They may not be viticulturists, but workers with the Nevada Department of Transportation (NDOT) tested their green thumbs recently when they moved a 140-year-old grapevine from the path of demolition in Las Vegas for the Project NEON Interstate 15 widening project scheduled for next year.
“We were presented with a unique and unexpected opportunity to save a piece of living local history,” said NDOT Public Information Officer Tony Illia. “We’re excited to preserve this grapevine for future generations to enjoy.”

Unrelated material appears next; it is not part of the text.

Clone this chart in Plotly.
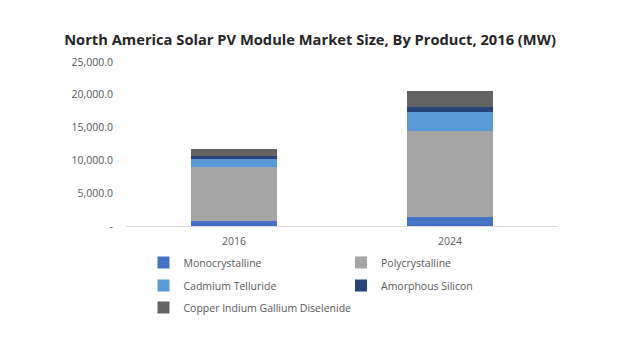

The plant was located at Meyers Electrical Maintenance in downtown Las Vegas and had been there since 1972. It was planted by Mormon settlers in Toquerville, Utah, and had been part of a 500-acre site that reportedly produced 1,700 tons of wine in 1875. It was moved to Las Vegas some time in the early 1900s.
It remains in Las Vegas but at the Old Las Vegas Mormon Fort State Historic Park inside the park gardens. “We’re thrilled to provide a new home for this fascinating well-traveled piece of living history,” said Beth Hewitt, park supervisor. “It complements the historic fort structures, while also embodying the hardy pioneering spirit.”
NDOT reports additional clippings of the vine have been replanted at a University of Nevada Cooperative Extension site and at the Sanders Family Winery in Pahrump.
Project NEON involves the widening of a 3.7 mile stretch of I-15 between Sahara Avenue and the I-15/U.S. 95 interchange in Downtown Las Vegas.